One has to wonder: Did Sydney Pollack feel a different kind of whoosh--something like the sound of wind being removed from sails--when he first beheld Sense and Sensibility? Pollack is its executive producer, without whose enthusiasm, it is said, the movie might never have been made. He is one of the few contemporary American directors blessed with a genuinely romantic spirit (Out of Africa) and no small gift for comedy (Tootsie). He is also, by quirk of fate, Lee's chief competitor in the romantic-comedy market niche this season, as the producer-director of Sabrina.

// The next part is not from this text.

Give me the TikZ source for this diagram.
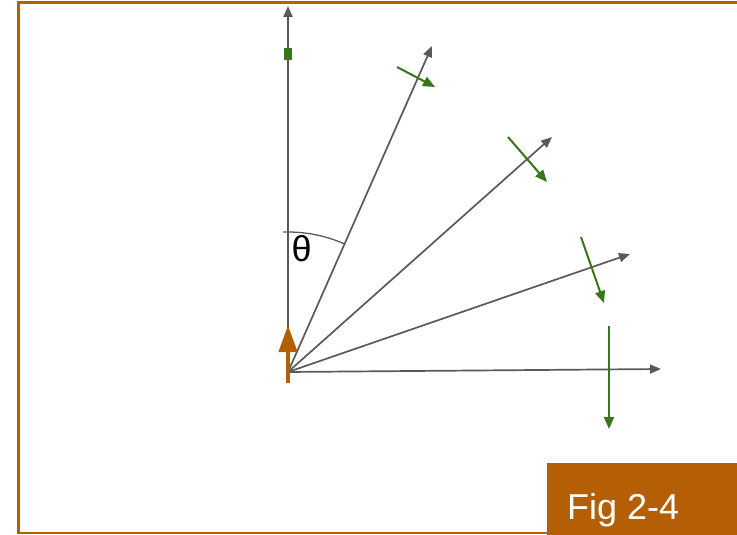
\documentclass[tikz,border=0pt]{standalone}
\usepackage{fontspec}
\setmainfont{Liberation Sans}
\usetikzlibrary{arrows.meta}
\definecolor{figorange}{HTML}{B45F06}
\definecolor{figgreen}{HTML}{38761D}
\definecolor{raygray}{HTML}{595959}

\begin{document}
\begin{tikzpicture}[
  x=1pt,y=-1pt,
  ray/.style={draw=raygray,line width=1.7pt,-{Triangle[length=11pt,width=9pt]}},
  pol/.style={draw=figgreen,line width=2pt,-{Triangle[length=12pt,width=10pt]}},
  lbl/.style={font=\fontsize{36}{40}\selectfont,inner sep=0pt}
]
\useasboundingbox (0,0) rectangle (737,535);
\draw[figorange,line width=2.2pt] (737,2.5) -- (18.5,2.5) -- (18.5,533) -- (737,533);
% rays from the origin
\coordinate (o) at (288,372);
\coordinate (v) at (288,6);
\coordinate (r1) at (432,46);
\coordinate (r2) at (552,137);
\coordinate (r3) at (630,254);
\coordinate (r4) at (661,369);
\draw[ray] (o) -- (v);
\draw[ray] (o) -- (r1);
\draw[ray] (o) -- (r2);
\draw[ray] (o) -- (r3);
\draw[ray] (o) -- (r4);
\node[fill=figgreen,minimum width=7.5pt,minimum height=12pt,inner sep=0pt] (sq) at (288,54) {};
% green arrows across the rays
\coordinate (p1s) at (397,67);  \coordinate (p1e) at (435,87);
\coordinate (p2s) at (508,137); \coordinate (p2e) at (547,182);
\coordinate (p3s) at (581,237); \coordinate (p3e) at (604,303);
\coordinate (p4s) at (609,326); \coordinate (p4e) at (609,429);
\draw[pol] (p1s) -- (p1e);
\draw[pol] (p2s) -- (p2e);
\draw[pol] (p3s) -- (p3e);
\draw[pol] (p4s) -- (p4e);
% angle
\draw[raygray,line width=1.3pt] ([shift={(92:140pt)}]o) arc[start angle=92,end angle=66,radius=140pt];
\node[lbl] (theta) at (301.7,249) {θ};
% orange arrow
\coordinate (ob) at (288,383);
\coordinate (ot) at (288,325);
\draw[figorange,line width=4pt,-{Triangle[length=27pt,width=18pt]}] (ob) -- (ot);
% caption box
\node[fill=figorange,minimum width=190pt,minimum height=72pt,anchor=north west,inner sep=0pt] (figbox) at (547,463) {};
\node[lbl,text=white,anchor=base west] (fig) at (567,519) {Fig 2-4};
\end{tikzpicture}
\end{document}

This property also has a history: as a successful Broadway play, then as a Billy Wilder movie starring three beloved figures, Audrey Hepburn, Humphrey Bogart and William Holden. And, as you'll recall, it has a nice little story to tell too. It's the one about the chauffeur's daughter (Julia Ormond), living over the garage on a vast Long Island estate, in love since childhood with David (Greg Kinnear), the playboy living up the driveway. When she grows up and he notices her, that threatens his engagement, which in turn threatens the merger of two family firms that Linus (Harrison Ford), his older brother and a grumpy workaholic, has been nurturing. The latter sets out to seduce Sabrina for purely business purposes and ends up himself seduced by this wise child.